Tragic misunderstanding
Robert Dreyfuss says that most people have got Iraqi politics all wrong:
The conventional wisdom is that Iraqis can’t get their act together; that Iraqi politicians are hopeless squabbling, fratricidal hate-mongers; and that there’s really no use trying understand what passes for Iraqi politics. The narrative continues like this: that Iraq’s civil war is hundreds of years old, with Sunnis and Shia killing each other since the dawn of Islam;.that Iraq isn’t really even a country, since its borders were arbitrarily drawn up by a cigar-smoking Winston Churchill in the 1920s; and that there is no chance that Iraq will meet the 18 so-called “benchmarks” that were enacted by Congress earlier this year because it’s impossible that Iraqis will ever forge a consensus that can hold their country together.To that last question, Dreyfuss would answer in the affirmative.
Is any of that true? Even careful consumers of news about Iraq would be hard-pressed to challenge any of it, since by and large the press has failed to ask the kinds of questions that might shed light on Iraqi politics and society: Is the real cleavage in Iraqi politics between Shia and Sunni? Or is it something else? Is it possible that the real division within Iraq is not the cut along sectarian lines, but one that pits Iraqi nationalists against separatists?
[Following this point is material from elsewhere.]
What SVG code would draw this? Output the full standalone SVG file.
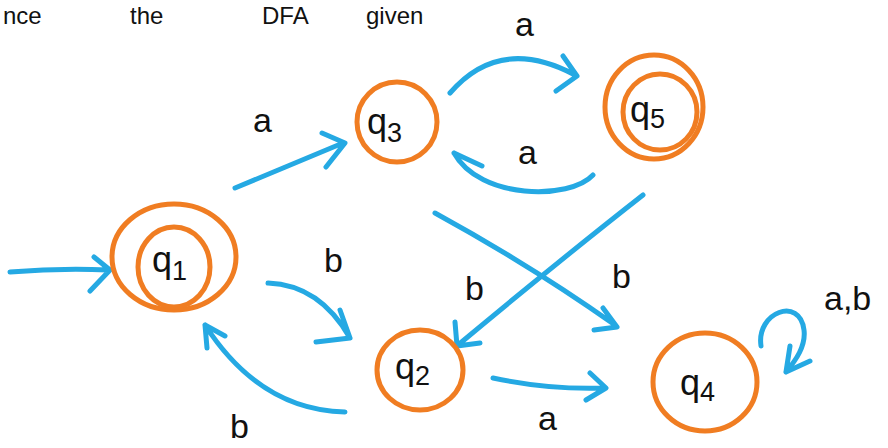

Dreyfuss adds that this misunderstanding, perhaps (too) conveniently, lends weight to calls for the US stay in Iraq. But an expedited American withdrawal, he claims, would probably dissolve the most fundamental political fault line in Iraq, the one that seems to be driving the sectarian strife, and open up space for a recasting of Iraqi politics along more cooperative, problem-solving lines. With American boots on the ground, this sort of reconciliation, which is what Iraqis most sorely need, is impossible.